The motives behind the attack remain unclear. However, officials speculate that it may have been a case of mistaken identity.

Those killed were part of a larger group of three mothers and their 14 children. Each group had a different destination, but they decided to drive together for safety reasons. Rhonita Maria Miller was one of the mothers killed in the attacked; she was burned in her vehicle.

The youngest victims were the eight-month-old twins, Titus and Tiana, belonging to Miller. Two of her other children died in the attack, 12-year-old Howard and 10-year-old Krystal.

Christine Marie Langford Johnson, age 31, died in the second vehicle that was attacked. Her seven-month-old daughter, Faith, was uninjured. In the third vehicle, 43-year-old Dawna Ray Langford was killed alongside her two sons, Trevor and Rogan, who were 11 and 3 years old respectively.

Super Storm

The Super Typhoon Halong is raging in the Northwest Pacific; it is the third Category 5 equivalent status in the Pacific this year, reported The Washington Post. On Tuesday, Nov. 5, 2019, the storm peaked at 180 miles per hour, making it the most intense storm of the season thus far. This is one of the strongest storms observed from satellite.

The storm is not set to hit land; however, other tropical cyclones are wading through the Pacific and threatening to make landfall.

The Washington Post reported, “Halong is a beast of a storm, albeit a weakening one.”

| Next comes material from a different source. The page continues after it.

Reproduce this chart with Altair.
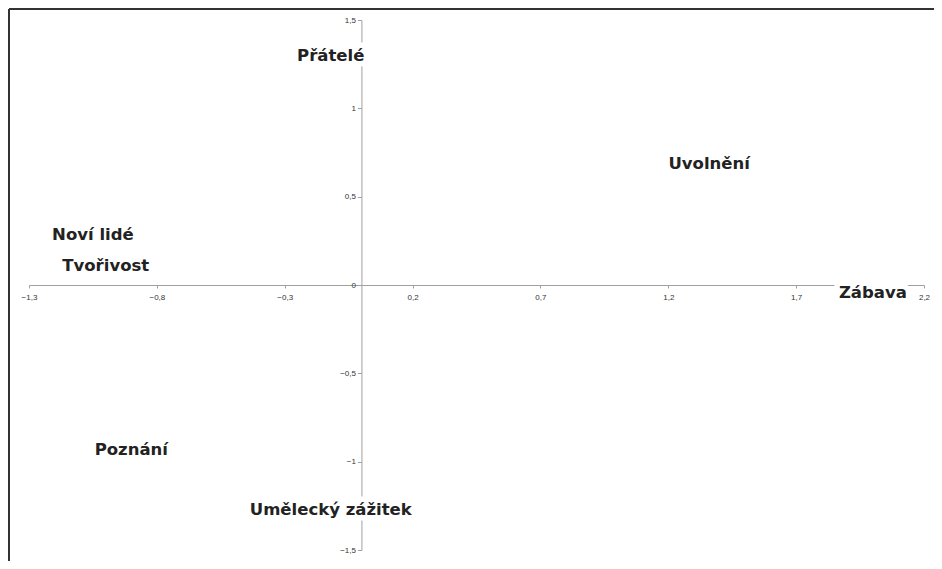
import altair as alt
import pandas as pd

labels = ["Přátelé", "Uvolnění", "Noví lidé", "Tvořivost", "Zábava", "Poznání", "Umělecký zážitek"]
x_vals = [-0.12, 1.36, -1.05, -1.00, 2.00, -0.90, -0.12]
y_vals = [1.31, 0.70, 0.30, 0.12, -0.03, -0.92, -1.26]

x_ticks = [-1.3, -0.8, -0.3, 0.2, 0.7, 1.2, 1.7, 2.2]
y_ticks = [-1.5, -1.0, -0.5, 0.0, 0.5, 1.0, 1.5]
x_domain = [-1.3, 2.2]
y_domain = [-1.5, 1.5]

W, H = 895, 530

df = pd.DataFrame({"label": labels, "x": x_vals, "y": y_vals})

comma = "replace(format(datum.value, '~g'), '.', ',')"

xs = alt.Scale(domain=x_domain, nice=False, zero=False)
ys = alt.Scale(domain=y_domain, nice=False, zero=False)

x_off = -(W * (0 - x_domain[0]) / (x_domain[1] - x_domain[0]))
y_off = -(H * (0 - y_domain[0]) / (y_domain[1] - y_domain[0]))

base = alt.Chart(df)

halo = base.mark_text(
    font="DejaVu Sans", fontWeight="bold", fontSize=16.5, stroke="white",
    strokeWidth=11, strokeJoin="round", fill="white", baseline="middle", align="center", dy=2.5
).encode(
    x=alt.X("x:Q", scale=xs, axis=alt.Axis(
        orient="bottom", offset=y_off, values=x_ticks, labelExpr=comma, title=None,
        grid=False, tickSize=3, labelPadding=5, domainColor="#a0a0a0", tickColor="#a0a0a0",
        labelColor="#333333", labelFontSize=8, labelFont="Liberation Sans",
        labelOverlap=False, labelFlush=False)),
    y=alt.Y("y:Q", scale=ys, axis=alt.Axis(
        orient="left", offset=x_off, values=y_ticks, labelExpr=comma, title=None,
        grid=False, tickSize=4, labelPadding=2, domainColor="#a0a0a0", tickColor="#a0a0a0",
        labelColor="#333333", labelFontSize=8, labelFont="Liberation Sans",
        labelOverlap=False, labelFlush=False)),
    text="label:N",
)

text = base.mark_text(
    font="DejaVu Sans", fontWeight="bold", fontSize=16.5, color="#222222",
    baseline="middle", align="center", dy=2.5
).encode(x=alt.X("x:Q", scale=xs), y=alt.Y("y:Q", scale=ys), text="label:N")

frame_top = base.mark_rule(color="#333333", strokeWidth=2, clip=False).encode(
    x=alt.value(-20), x2=alt.value(W + 15), y=alt.value(-11)
)
frame_left = base.mark_rule(color="#333333", strokeWidth=2, clip=False).encode(
    x=alt.value(-20), y=alt.value(-11), y2=alt.value(H + 15)
)

chart = alt.layer(halo, text, frame_top, frame_left).properties(
    width=W, height=H,
    autosize=alt.AutoSizeParams(type="none"),
    padding={"left": 21, "top": 12, "right": 10, "bottom": 11},
    background="white",
).configure_view(stroke=None)

chart.save("out.html", embed_options={"renderer": "svg", "actions": False})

Overnight, from Monday to Tuesday, the storm rapidly grew in intensity and ferocity. The 180-miles-per-hour winds lasted for one sustained minute. The gusts of the storm have been reported to reach as high as 220 miles per hour. Videos of the storm's shift to a Category 5 can be found on Twitter.

The Weather Network reports that as the storm heads for cooler and more open waters, its strength will die down and become less severe.

Vaping Illness Discovery

CNN has reported an update in regards to what is causing vaping-related illnesses. The U.S.'s Centers for Disease Control and Prevention (CDC) stated that vitamin E acetate in combination with THC may be to blame for the outbreaks.

Dr. Anne Schuchat, the principal deputy director of the CDC, says that this is a breakthrough in the investigation.

Schuchat is quoted in saying, “These new findings are significant. We have a strong culprit.”

There is still a lot of work to do, and the CDC is continuing to test for the effects of other chemicals as there may be multiple causes. Twenty-nine of the patients who fell ill due to vaping-related illness were found to have vitamin E acetate.

Dr. James Pirkle, a member of the CDC, described vitamin E acetate as a very sticky substance. When a substance such as that gets into the lungs, it can linger for a significant time.

As the investigation is still underway, the CDC is advising people to refrain from using all vaping products with THC; this is regardless of where they are purchased. Many of the products that patients have used have been bought online, however, there are still unknown causes that are being looked into.